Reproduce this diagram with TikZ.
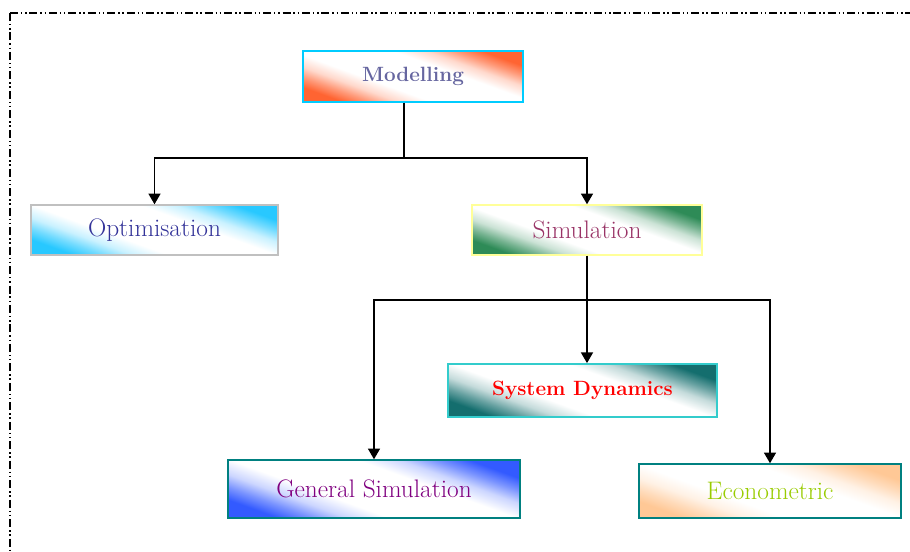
\documentclass[tikz,border=0pt]{standalone}
\usepackage{fontspec}
\usepackage{tikz}
\usetikzlibrary{arrows.meta}

\definecolor{modelfill}{RGB}{255,100,50}
\definecolor{modelline}{RGB}{0,204,255}
\definecolor{modeltext}{RGB}{102,102,160}
\definecolor{optimfill}{RGB}{40,200,255}
\definecolor{optimline}{RGB}{192,192,192}
\definecolor{optimtext}{RGB}{51,51,153}
\definecolor{simufill}{RGB}{46,139,87}
\definecolor{simuline}{RGB}{255,255,153}
\definecolor{simutext}{RGB}{153,51,102}
\definecolor{sdfill}{RGB}{20,110,110}
\definecolor{sdline}{RGB}{51,204,204}
\definecolor{gsfill}{RGB}{51,90,255}
\definecolor{gsline}{RGB}{0,128,128}
\definecolor{gstext}{RGB}{128,0,128}
\definecolor{econfill}{RGB}{255,200,150}
\definecolor{econtext}{RGB}{153,204,0}

% corner shadings: colour in two opposite corners, white band between
\newcommand{\mkshade}[2]{\pgfdeclarehorizontalshading{#1}{100bp}{color(0bp)=(#2); color(25bp)=(#2); color(30bp)=(#2!65!white); color(35bp)=(#2!25!white); color(41bp)=(white); color(59bp)=(white); color(65bp)=(#2!25!white); color(70bp)=(#2!65!white); color(75bp)=(#2); color(100bp)=(#2)}}
\mkshade{modelshade}{modelfill}
\mkshade{optimshade}{optimfill}
\mkshade{simushade}{simufill}
\mkshade{sdshade}{sdfill}
\mkshade{gsshade}{gsfill}
\mkshade{econshade}{econfill}

\begin{document}
\begin{tikzpicture}[x=0.75pt,y=-0.75pt,
  box/.style={draw,line width=1.1pt,shade,shading angle=70,inner sep=0pt,
    font=\fontsize{19}{22}\selectfont},
  boldbox/.style={box,font=\fontsize{15.5}{18}\selectfont\bfseries},
  conn/.style={line width=1.1pt,-{Triangle[width=9pt,length=8pt]}},
  frame/.style={line width=1.1pt,dash pattern=on 6pt off 2.2pt on 1.1pt off 2pt on 1.1pt off 2.2pt}]

\useasboundingbox (0,0) rectangle (910,552);

% frame
\draw[frame] (10,13) -- (910,13);
\draw[frame] (10,13) -- (10,552);

% boxes
\node [boldbox,draw=modelline,shading=modelshade,text=modeltext,
  minimum width=165pt,minimum height=38pt] (model) at (413,76.5) {Modelling};
\node [box,draw=optimline,shading=optimshade,text=optimtext,
  minimum width=185pt,minimum height=37.5pt] (optim) at (154.5,230) {Optimisation};
\node [box,draw=simuline,shading=simushade,text=simutext,
  minimum width=172.5pt,minimum height=37.5pt] (simu) at (587,230) {Simulation};
\node [boldbox,draw=sdline,shading=sdshade,text=red,
  minimum width=202pt,minimum height=40pt] (sd) at (582.5,390.5) {System Dynamics};
\node [box,draw=gsline,shading=gsshade,text=gstext,
  minimum width=219pt,minimum height=43.5pt] (gs) at (374,489) {General Simulation};
\node [box,draw=gsline,shading=econshade,text=econtext,
  minimum width=196.5pt,minimum height=40.5pt] (econ) at (770,491) {Econometric};

% connectors
\coordinate (j1) at (404,158);
\coordinate (j2) at (587,300);
\draw[line width=1.1pt] (model.south -| j1) -- (j1);
\draw[conn] (j1) -| (optim.north);
\draw[conn] (j1) -| (simu.north);
\draw[line width=1.1pt] (simu.south) -- (j2);
\draw[conn] (j2) -| (gs.north);
\draw[conn] (j2) -| (econ.north);
\draw[conn] (j2) -- (j2 |- sd.north);

\end{tikzpicture}
\end{document}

> _Task objective_: Copy the data word for word. Pictures do not go in the copy.

> _Solution to the problem_:
Reproduce this diagram with TikZ.
\documentclass[tikz,border=0pt]{standalone}
\usepackage{fontspec}
\usepackage{tikz}
\usetikzlibrary{arrows.meta}

\definecolor{modelfill}{RGB}{255,100,50}
\definecolor{modelline}{RGB}{0,204,255}
\definecolor{modeltext}{RGB}{102,102,160}
\definecolor{optimfill}{RGB}{40,200,255}
\definecolor{optimline}{RGB}{192,192,192}
\definecolor{optimtext}{RGB}{51,51,153}
\definecolor{simufill}{RGB}{46,139,87}
\definecolor{simuline}{RGB}{255,255,153}
\definecolor{simutext}{RGB}{153,51,102}
\definecolor{sdfill}{RGB}{20,110,110}
\definecolor{sdline}{RGB}{51,204,204}
\definecolor{gsfill}{RGB}{51,90,255}
\definecolor{gsline}{RGB}{0,128,128}
\definecolor{gstext}{RGB}{128,0,128}
\definecolor{econfill}{RGB}{255,200,150}
\definecolor{econtext}{RGB}{153,204,0}

% corner shadings: colour in two opposite corners, white band between
\newcommand{\mkshade}[2]{\pgfdeclarehorizontalshading{#1}{100bp}{color(0bp)=(#2); color(25bp)=(#2); color(30bp)=(#2!65!white); color(35bp)=(#2!25!white); color(41bp)=(white); color(59bp)=(white); color(65bp)=(#2!25!white); color(70bp)=(#2!65!white); color(75bp)=(#2); color(100bp)=(#2)}}
\mkshade{modelshade}{modelfill}
\mkshade{optimshade}{optimfill}
\mkshade{simushade}{simufill}
\mkshade{sdshade}{sdfill}
\mkshade{gsshade}{gsfill}
\mkshade{econshade}{econfill}

\begin{document}
\begin{tikzpicture}[x=0.75pt,y=-0.75pt,
  box/.style={draw,line width=1.1pt,shade,shading angle=70,inner sep=0pt,
    font=\fontsize{19}{22}\selectfont},
  boldbox/.style={box,font=\fontsize{15.5}{18}\selectfont\bfseries},
  conn/.style={line width=1.1pt,-{Triangle[width=9pt,length=8pt]}},
  frame/.style={line width=1.1pt,dash pattern=on 6pt off 2.2pt on 1.1pt off 2pt on 1.1pt off 2.2pt}]

\useasboundingbox (0,0) rectangle (910,552);

% frame
\draw[frame] (10,13) -- (910,13);
\draw[frame] (10,13) -- (10,552);

% boxes
\node [boldbox,draw=modelline,shading=modelshade,text=modeltext,
  minimum width=165pt,minimum height=38pt] (model) at (413,76.5) {Modelling};
\node [box,draw=optimline,shading=optimshade,text=optimtext,
  minimum width=185pt,minimum height=37.5pt] (optim) at (154.5,230) {Optimisation};
\node [box,draw=simuline,shading=simushade,text=simutext,
  minimum width=172.5pt,minimum height=37.5pt] (simu) at (587,230) {Simulation};
\node [boldbox,draw=sdline,shading=sdshade,text=red,
  minimum width=202pt,minimum height=40pt] (sd) at (582.5,390.5) {System Dynamics};
\node [box,draw=gsline,shading=gsshade,text=gstext,
  minimum width=219pt,minimum height=43.5pt] (gs) at (374,489) {General Simulation};
\node [box,draw=gsline,shading=econshade,text=econtext,
  minimum width=196.5pt,minimum height=40.5pt] (econ) at (770,491) {Econometric};

% connectors
\coordinate (j1) at (404,158);
\coordinate (j2) at (587,300);
\draw[line width=1.1pt] (model.south -| j1) -- (j1);
\draw[conn] (j1) -| (optim.north);
\draw[conn] (j1) -| (simu.north);
\draw[line width=1.1pt] (simu.south) -- (j2);
\draw[conn] (j2) -| (gs.north);
\draw[conn] (j2) -| (econ.north);
\draw[conn] (j2) -- (j2 |- sd.north);

\end{tikzpicture}
\end{document}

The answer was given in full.